And for many of us Tesla was the biggest intersection between DRM, @InternetOfShit , and #righttorepair . And even just the whiff of one of those was enough to be a hard no.
And for those of you whom know their history, this has all the hallmark signs of anti-trust.
Well now that you're out of warranty you no longer need to go to the dealer so to speak, you can go to aftermarket repair shops. Yes these do exist for Teslas.
Yup. The ICE engine reliability issue is more or less solved. I have built hotrodded engines in my garage that are still going strong at 275,000 miles. The real issue is that tesla reinvented the wheel with everything else too. Other solved problems like rustproofing, doorseals, and component access were overlooked for technology adoption. I admire the bold move, but it was not one destined for reliability. At the end of the day, the tesla is more complex, even in the drivetrain, than my honda civic, and costs quite a lot more, even under ideal conditions.
The earlier models were premium not economy pricepoints. Why is the ECU designed around low cost on-board, non-replaceable constructs like this? A premium product, would not nickel-and-time the SD card, it would have engineered it as a field replaceable unit, with an insert,format, wait (for download) and go mode.
Replacing the entire ECU feels like an admission like Apple and increasingly Lenovo (thinkpad), they have driven premium to the wrong place. "please give us soldered on memory and soldered on SSD" is not actually what we said, on our feedback forms to Apple, or IBM (X1 Carbon).

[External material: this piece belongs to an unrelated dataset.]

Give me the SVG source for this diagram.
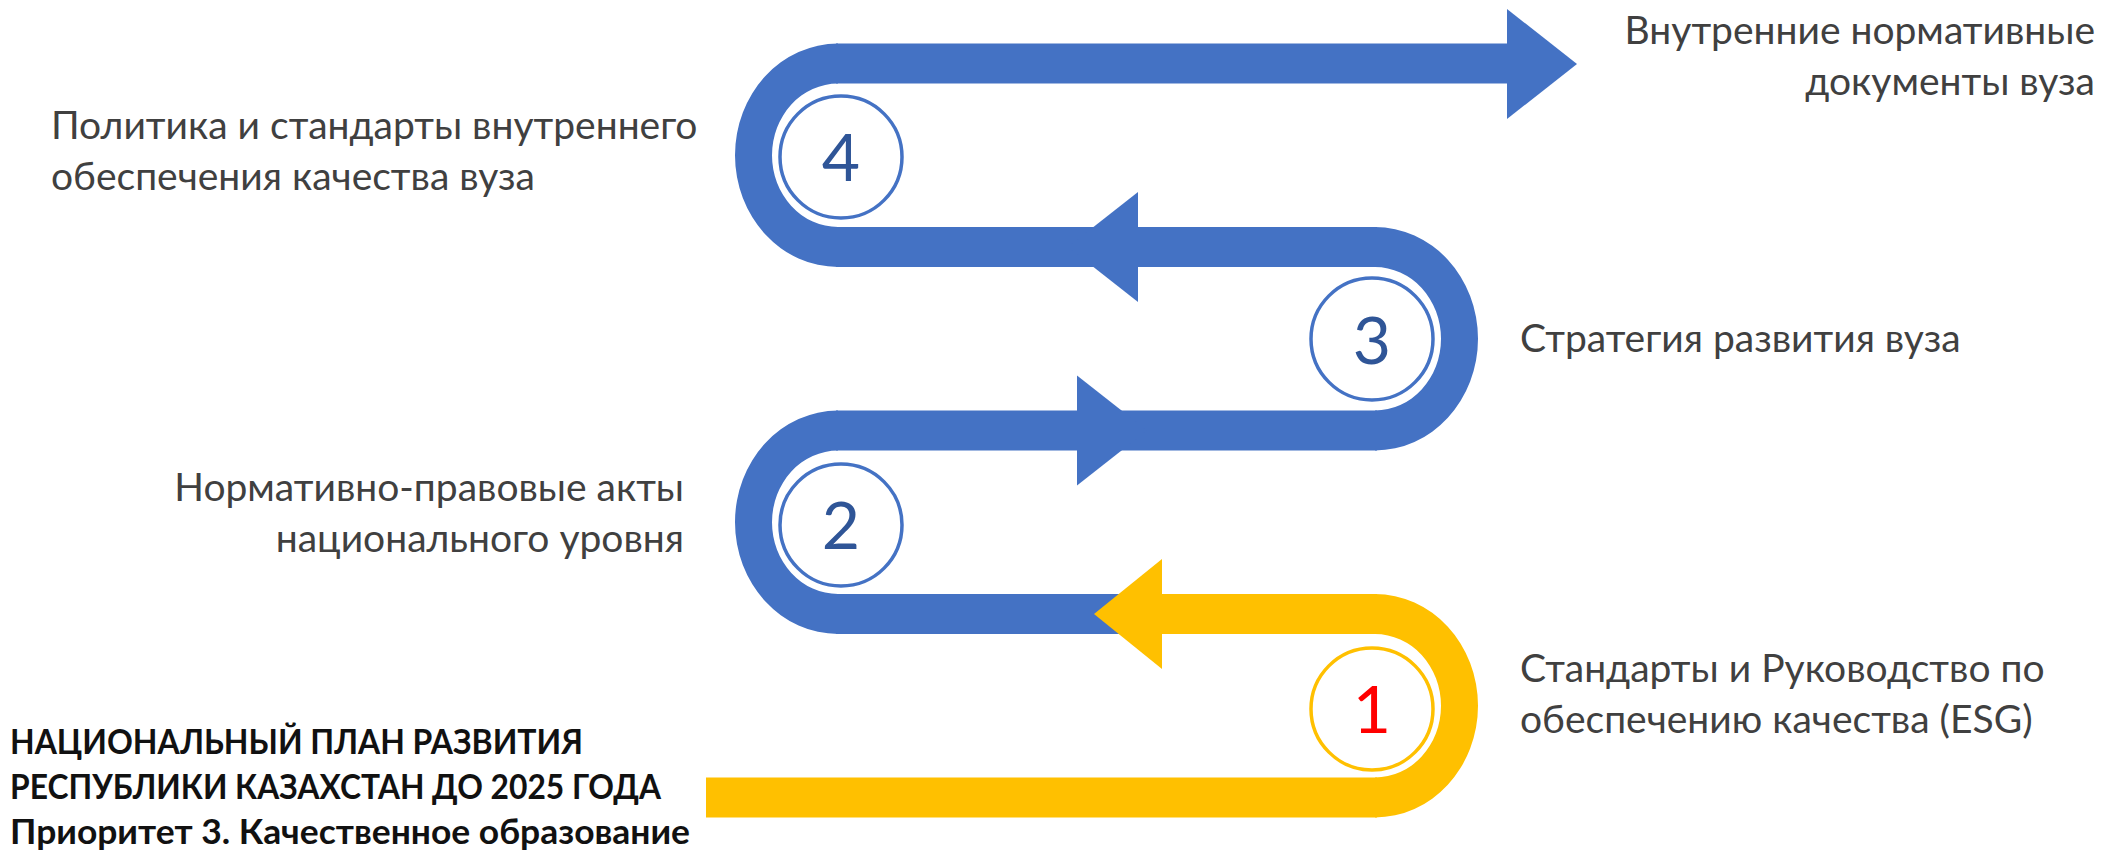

Nobody asked Tesla to shave $1 on the ECU assembly and the incremental cost of recall and fix, along with goodwill now outweighs the cost saving in any sense I can understand it. If the authorities demand he fix for free, it becomes another shit show of the TSLA share price. This wasn't a good choice against all the other choices.
Lenovo still makes Thinkpads that are extendable. My P51 has 3! m.2 (2 of which support NVMe,) 4 RAM slots, easily replaceable keyboard and more. But I think most people want thinner laptops, and the thinner ones have less of this. I don’t think this is a headphone jack type situation: people value portability a lot on laptops, and the difference between a rugadized, user expandable laptop and an “ultrabook” are striking.
My dell xps is super thin and it still has easily replaceable ram and battery. The massive use of glue, rivets, proprietary screws and cryptographic verification in macbooks is not for slimness but for planed obsolescence
Lighter maybe, not thinner. I There's no reason for laptop to be thinner than ethernet or VGA ports. Give me full size mechanical keyboard instead (minus numpad).
I don't want thinner, but I want the 13 inch form factor. I could change the memory, the HDD and the keyboard by removing a single screw on my old x220, and with zero risk of breaking little plastic legs.
> . Why is the ECU designed around low cost on-board, non-replaceable constructs like this?
What's not replaceable or too expensive about a $400 or so nVidia Tegra board in a $100k car?
> Nobody asked Tesla to shave $1 on the ECU assembly
Are you suggesting it would have cost Tesla $1 per car to go from an industry standard board used in many cars to a custom solution with all parts tested in-house?
Why doesn't any other manufacturer of cars have a similar problem? Did I miss the story where BMW or Mercedes demand $1200 to replace this part? Tesla knew it wanted a highly digital logging investment and they didn't design for use life. Doesn't feel like a sensible place to be.
But to your main point, no. The actual cost per board of getting a design done for replaceable parts would have been higher. Once they hit volume the amortization would kick in. But for the earliest, yes,expensive. Strangely in the world of eg routers, the first gen often has more hackabilty, more removable parts and it's the later ones which shrink down, gets the bill of materials down.
Seriously, they should comp all the replacements for the life of the car, just for p.r. value.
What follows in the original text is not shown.